The moral to this story: for your production CF LPARs, make sure that engines are DEDICATED, not shared.
With all this said, I'll offer one caveat, of which Gary King, one of IBM's top System z performance experts, recently reminded me. IF a test Parallel Sysplex has a REALLY LOW level of CF request activity, it MIGHT be possible to let production CF LPARs share engines with the test CF LPARs and still get good synchronous CF request service times in the production environment (though still not as good as you'd see with dedicated CF LPAR engines) IF you turn dynamic CF dispatching (DCFD) ON for the test CF LPARs and leave DCFD OFF (the default) for the production CF LPARs (DCFD is a CF configuration option). In that case, the test CF LPARs would generally use around 1% of the CF engines (even if you had the engine weightings split 90% for production and 10% for test). The test CF LPARs would probably get lousy service times for synchronous CF requests, but that could be OK in a low-volume test environment.
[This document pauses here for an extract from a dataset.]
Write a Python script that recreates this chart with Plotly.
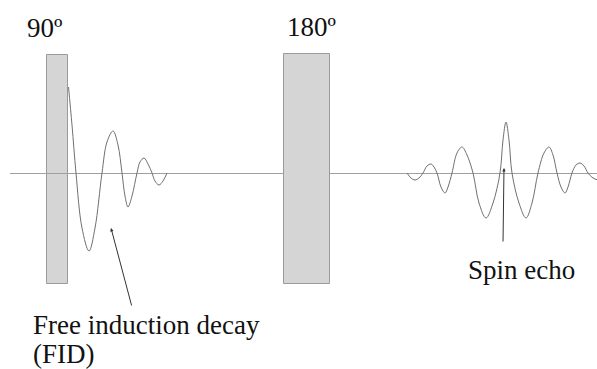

There is a risk associated with this approach: if the test Parallel Sysplex got to be fairly busy, so that the test CF LPARs more fully utilized their 10% slice of the shared CF engines, the production CF LPARs would be negatively impacted, performance-wise. The safest route, then, for a production Parallel Sysplex is to go with dedicated engines for the CF LPARs (by the way, internal coupling facility engines, or ICFs, do not impact the cost of your z/OS software running on the same mainframe).
Lots of us were taught as kids that sharing is a good thing. As I've pointed out just now, there is at least one exception to that rule.